While the world is analysing threat possibilities from the tsunami-hit Japanese nuclear plants, Prime Minister Manmohan Singh on Monday said instructions had been given for an immediate technical review of all safety systems in the country's nuclear power plants to withstand natural disasters.

“The Department of Atomic Energy [DAE] and its agencies including the Nuclear Power Corporation of India have been instructed to undertake an immediate technical review of all safety systems of our nuclear power plants, particularly with a view to ensuring that they would be able to withstand the impact of large natural disasters such as tsunamis and earthquakes.”

India has 20 nuclear reactors, of which 18 are indigenous pressurised heavy water reactors, and the rest at Tarapur — TAPS-1 and 2 — are boiling water reactors, like the ones used in Japan. The government attached the highest importance to nuclear safety, and work was under way in the DAE towards further strengthening the nuclear safety regulatory authority. “A safety audit of these reactors was completed recently.”

Blankets to Japan

Dr.

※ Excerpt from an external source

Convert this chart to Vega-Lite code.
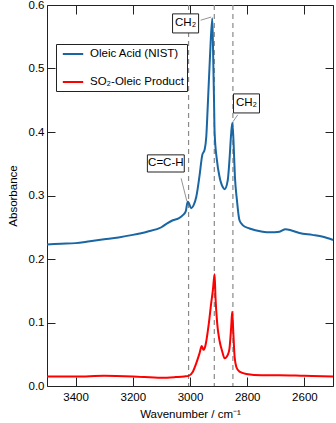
{
  "$schema": "https://vega.github.io/schema/vega-lite/v6.json",
  "width": 286,
  "height": 381,
  "autosize": {"type": "none"},
  "padding": {"left": 47, "top": 5, "right": 3, "bottom": 37},
  "config": {
    "font": "Liberation Sans",
    "view": {"stroke": null},
    "axis": {
      "labelFont": "Liberation Sans",
      "titleFont": "Liberation Sans",
      "labelFontSize": 11.5,
      "titleFontSize": 11.5,
      "titleFontWeight": "normal",
      "labelColor": "#000",
      "titleColor": "#000",
      "domainColor": "#222",
      "tickColor": "#222",
      "domainWidth": 1,
      "tickWidth": 1,
      "grid": false
    },
    "legend": {
      "labelFont": "Liberation Sans",
      "labelFontSize": 11.5,
      "labelColor": "#000"
    }
  },
  "datasets": {
    "spectra": [
      {"w": 3500, "v": 0.223, "s": "Oleic Acid (NIST)"},
      {"w": 3450, "v": 0.224, "s": "Oleic Acid (NIST)"},
      {"w": 3400, "v": 0.225, "s": "Oleic Acid (NIST)"},
      {"w": 3350, "v": 0.228, "s": "Oleic Acid (NIST)"},
      {"w": 3300, "v": 0.231, "s": "Oleic Acid (NIST)"},
      {"w": 3250, "v": 0.234, "s": "Oleic Acid (NIST)"},
      {"w": 3200, "v": 0.238, "s": "Oleic Acid (NIST)"},
      {"w": 3150, "v": 0.243, "s": "Oleic Acid (NIST)"},
      {"w": 3100, "v": 0.25, "s": "Oleic Acid (NIST)"},
      {"w": 3080, "v": 0.256, "s": "Oleic Acid (NIST)"},
      {"w": 3060, "v": 0.261, "s": "Oleic Acid (NIST)"},
      {"w": 3040, "v": 0.264, "s": "Oleic Acid (NIST)"},
      {"w": 3025, "v": 0.269, "s": "Oleic Acid (NIST)"},
      {"w": 3015, "v": 0.275, "s": "Oleic Acid (NIST)"},
      {"w": 3008, "v": 0.29, "s": "Oleic Acid (NIST)"},
      {"w": 3004, "v": 0.288, "s": "Oleic Acid (NIST)"},
      {"w": 2996, "v": 0.28, "s": "Oleic Acid (NIST)"},
      {"w": 2988, "v": 0.284, "s": "Oleic Acid (NIST)"},
      {"w": 2978, "v": 0.298, "s": "Oleic Acid (NIST)"},
      {"w": 2967, "v": 0.33, "s": "Oleic Acid (NIST)"},
      {"w": 2957, "v": 0.364, "s": "Oleic Acid (NIST)"},
      {"w": 2949, "v": 0.372, "s": "Oleic Acid (NIST)"},
      {"w": 2943, "v": 0.393, "s": "Oleic Acid (NIST)"},
      {"w": 2938, "v": 0.44, "s": "Oleic Acid (NIST)"},
      {"w": 2930, "v": 0.52, "s": "Oleic Acid (NIST)"},
      {"w": 2922, "v": 0.579, "s": "Oleic Acid (NIST)"},
      {"w": 2919, "v": 0.52, "s": "Oleic Acid (NIST)"},
      {"w": 2916, "v": 0.45, "s": "Oleic Acid (NIST)"},
      {"w": 2914, "v": 0.4, "s": "Oleic Acid (NIST)"},
      {"w": 2906, "v": 0.356, "s": "Oleic Acid (NIST)"},
      {"w": 2897, "v": 0.33, "s": "Oleic Acid (NIST)"},
      {"w": 2885, "v": 0.313, "s": "Oleic Acid (NIST)"},
      {"w": 2879, "v": 0.31, "s": "Oleic Acid (NIST)"},
      {"w": 2868, "v": 0.324, "s": "Oleic Acid (NIST)"},
      {"w": 2862, "v": 0.356, "s": "Oleic Acid (NIST)"},
      {"w": 2856, "v": 0.398, "s": "Oleic Acid (NIST)"},
      {"w": 2852, "v": 0.414, "s": "Oleic Acid (NIST)"},
      {"w": 2848, "v": 0.387, "s": "Oleic Acid (NIST)"},
      {"w": 2843, "v": 0.33, "s": "Oleic Acid (NIST)"},
      {"w": 2836, "v": 0.293, "s": "Oleic Acid (NIST)"},
      {"w": 2827, "v": 0.261, "s": "Oleic Acid (NIST)"},
      {"w": 2815, "v": 0.253, "s": "Oleic Acid (NIST)"},
      {"w": 2792, "v": 0.248, "s": "Oleic Acid (NIST)"},
      {"w": 2746, "v": 0.243, "s": "Oleic Acid (NIST)"},
      {"w": 2720, "v": 0.242, "s": "Oleic Acid (NIST)"},
      {"w": 2687, "v": 0.243, "s": "Oleic Acid (NIST)"},
      {"w": 2666, "v": 0.247, "s": "Oleic Acid (NIST)"},
      {"w": 2645, "v": 0.245, "s": "Oleic Acid (NIST)"},
      {"w": 2617, "v": 0.241, "s": "Oleic Acid (NIST)"},
      {"w": 2572, "v": 0.238, "s": "Oleic Acid (NIST)"},
      {"w": 2535, "v": 0.235, "s": "Oleic Acid (NIST)"},
      {"w": 2500, "v": 0.23, "s": "Oleic Acid (NIST)"},
      {"w": 3500, "v": 0.015, "s": "SO₂-Oleic Product"},
      {"w": 3400, "v": 0.015, "s": "SO₂-Oleic Product"},
      {"w": 3300, "v": 0.016, "s": "SO₂-Oleic Product"},
      {"w": 3200, "v": 0.015, "s": "SO₂-Oleic Product"},
      {"w": 3100, "v": 0.013, "s": "SO₂-Oleic Product"},
      {"w": 3050, "v": 0.014, "s": "SO₂-Oleic Product"},
      {"w": 3020, "v": 0.015, "s": "SO₂-Oleic Product"},
      {"w": 3005, "v": 0.016, "s": "SO₂-Oleic Product"},
      {"w": 2990, "v": 0.0225, "s": "SO₂-Oleic Product"},
      {"w": 2978, "v": 0.036, "s": "SO₂-Oleic Product"},
      {"w": 2967, "v": 0.051, "s": "SO₂-Oleic Product"},
      {"w": 2959, "v": 0.063, "s": "SO₂-Oleic Product"},
      {"w": 2953, "v": 0.057, "s": "SO₂-Oleic Product"},
      {"w": 2947, "v": 0.062, "s": "SO₂-Oleic Product"},
      {"w": 2934, "v": 0.099, "s": "SO₂-Oleic Product"},
      {"w": 2926, "v": 0.13, "s": "SO₂-Oleic Product"},
      {"w": 2920, "v": 0.151, "s": "SO₂-Oleic Product"},
      {"w": 2914, "v": 0.176, "s": "SO₂-Oleic Product"},
      {"w": 2911, "v": 0.141, "s": "SO₂-Oleic Product"},
      {"w": 2905, "v": 0.099, "s": "SO₂-Oleic Product"},
      {"w": 2897, "v": 0.072, "s": "SO₂-Oleic Product"},
      {"w": 2887, "v": 0.054, "s": "SO₂-Oleic Product"},
      {"w": 2879, "v": 0.0436, "s": "SO₂-Oleic Product"},
      {"w": 2868, "v": 0.049, "s": "SO₂-Oleic Product"},
      {"w": 2862, "v": 0.059, "s": "SO₂-Oleic Product"},
      {"w": 2856, "v": 0.093, "s": "SO₂-Oleic Product"},
      {"w": 2852.5, "v": 0.117, "s": "SO₂-Oleic Product"},
      {"w": 2849, "v": 0.088, "s": "SO₂-Oleic Product"},
      {"w": 2844, "v": 0.046, "s": "SO₂-Oleic Product"},
      {"w": 2838, "v": 0.03, "s": "SO₂-Oleic Product"},
      {"w": 2827, "v": 0.0225, "s": "SO₂-Oleic Product"},
      {"w": 2803, "v": 0.019, "s": "SO₂-Oleic Product"},
      {"w": 2750, "v": 0.017, "s": "SO₂-Oleic Product"},
      {"w": 2687, "v": 0.017, "s": "SO₂-Oleic Product"},
      {"w": 2600, "v": 0.016, "s": "SO₂-Oleic Product"},
      {"w": 2500, "v": 0.015, "s": "SO₂-Oleic Product"}
    ],
    "dashes": [{"w": 3005}, {"w": 2915}, {"w": 2850}],
    "leaders": [
      {"w1": 2963, "w2": 2926, "v1": 0.576, "v2": 0.581},
      {"w1": 2833, "w2": 2850, "v1": 0.427, "v2": 0.416},
      {"w1": 3031, "w2": 3011, "v1": 0.327, "v2": 0.291}
    ],
    "labels": [
      {"t": "CH₂", "w1": 3061, "w2": 2970, "v1": 0.556, "v2": 0.586, "wc": 3015.5, "vc": 0.571},
      {"t": "CH₂", "w1": 2848, "w2": 2757, "v1": 0.43, "v2": 0.46, "wc": 2802.5, "vc": 0.445},
      {"t": "C=C-H", "w1": 3149, "w2": 3020, "v1": 0.337, "v2": 0.364, "wc": 3084.5, "vc": 0.3505}
    ]
  },
  "layer": [
    {
      "data": {"name": "dashes"},
      "mark": {"type": "rule", "strokeDash": [5, 4], "color": "#8a8a8a", "strokeWidth": 1.2},
      "encoding": {
        "x": {
          "field": "w", "type": "quantitative",
          "scale": {"domain": [2500, 3500], "reverse": true, "nice": false, "zero": false},
          "axis": {"orient": "top", "labels": false, "title": null, "values": [3400, 3200, 3000, 2800, 2600], "tickSize": -9}
        }
      }
    },
    {
      "data": {"name": "spectra"},
      "mark": {"type": "line", "strokeWidth": 2, "interpolate": "monotone"},
      "encoding": {
        "x": {
          "field": "w", "type": "quantitative",
          "scale": {"domain": [2500, 3500], "reverse": true, "nice": false, "zero": false},
          "axis": {"orient": "bottom", "title": "Wavenumber / cm⁻¹", "values": [3400, 3200, 3000, 2800, 2600], "format": "d", "tickSize": -9, "labelPadding": 14, "titlePadding": 6}
        },
        "y": {
          "field": "v", "type": "quantitative",
          "scale": {"domain": [0, 0.6], "nice": false},
          "axis": {"orient": "left", "title": "Absorbance", "values": [0, 0.1, 0.2, 0.3, 0.4, 0.5, 0.6], "format": ".1f", "tickSize": -8, "labelPadding": 11, "titlePadding": 10}
        },
        "color": {
          "field": "s", "type": "nominal",
          "scale": {"domain": ["Oleic Acid (NIST)", "SO₂-Oleic Product"], "range": ["#1a66a3", "#ff0000"]},
          "legend": {
            "title": null, "orient": "none", "legendX": 9, "legendY": 39,
            "strokeColor": "#222", "fillColor": "#ffffff", "padding": 3,
            "symbolType": "M-1.7,0H1.7", "symbolSize": 144, "symbolStrokeWidth": 2,
            "symbolOffset": 7, "rowPadding": 15, "labelOffset": 10
          }
        }
      }
    },
    {
      "data": {"name": "leaders"},
      "mark": {"type": "rule", "color": "#777", "strokeWidth": 0.8},
      "encoding": {
        "x": {"field": "w1", "type": "quantitative", "axis": null, "scale": {"domain": [2500, 3500], "reverse": true, "nice": false, "zero": false}},
        "x2": {"field": "w2"},
        "y": {"field": "v1", "type": "quantitative", "axis": null, "scale": {"domain": [0, 0.6], "nice": false}},
        "y2": {"field": "v2"}
      }
    },
    {
      "data": {"name": "labels"},
      "mark": {"type": "rect", "fill": "#ffffff", "stroke": "#222", "strokeWidth": 1},
      "encoding": {
        "x": {"field": "w1", "type": "quantitative", "axis": null, "scale": {"domain": [2500, 3500], "reverse": true, "nice": false, "zero": false}},
        "x2": {"field": "w2"},
        "y": {"field": "v1", "type": "quantitative", "axis": null, "scale": {"domain": [0, 0.6], "nice": false}},
        "y2": {"field": "v2"}
      }
    },
    {
      "data": {"name": "labels"},
      "mark": {"type": "text", "fontSize": 11.5, "font": "Liberation Sans", "color": "#000", "align": "center", "baseline": "middle"},
      "encoding": {
        "x": {"field": "wc", "type": "quantitative", "axis": null, "scale": {"domain": [2500, 3500], "reverse": true, "nice": false, "zero": false}},
        "y": {
          "field": "vc", "type": "quantitative",
          "scale": {"domain": [0, 0.6], "nice": false},
          "axis": {"orient": "right", "labels": false, "title": null, "values": [0, 0.1, 0.2, 0.3, 0.4, 0.5, 0.6], "tickSize": -8}
        },
        "text": {"field": "t"}
      }
    }
  ],
  "resolve": {"axis": {"x": "independent", "y": "independent"}}
}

Singh, who made statements in both the Lok Sabha and the Rajya Sabha on Japan's March 11 earthquake-tsunami, said India, by way of immediate help, was airlifting 25,000 blankets to that country. It was ready to send search and rescue teams and relief materials. The Navy was on standby to send its ships to Japan. “We will spare no effort in assisting the Japanese authorities.”

Dr. Singh said most of the about 25,000 Indians in Japan were not in the tsunami-affected areas. About 70 Indians were in the Japan government's tsunami shelters and New Delhi was monitoring their welfare. “So far we don't have any report of [Indian] casualties.”

Stressing that all was well with the safety aspects of the Indian reactors, Dr. Singh pointed out that following earthquake in Bhuj (Gujarat) on January 26, 2001, the Kakrapar Atomic Power Station continued to operate safely without interruption. Similarly, following December 26, 2004, tsunami the Madras Atomic Power Station at Kalpakkam was safely shutdown without any radiological consequences. The plant was restarted in a few days after the regulatory review.

Earlier, members of both Houses condoled Japan quake/tsunami victims and observed silence in their memory.

In the Rajya Sabha, Chairman Hamid Ansari read out a message expressing his “heartfelt sympathy and deepest condolences” to the “friendly people” of Japan, who had lost their near and dear ones in the tragedy. He described it as a tragedy of “incalculable magnitude.”

In the Lok Sabha, Speaker Meira Kumar expressed the House's “heartfelt condolences to the people of Japan for the tragic loss of life and large-scale damage to property wreaked by this [tsunami] catastrophe.”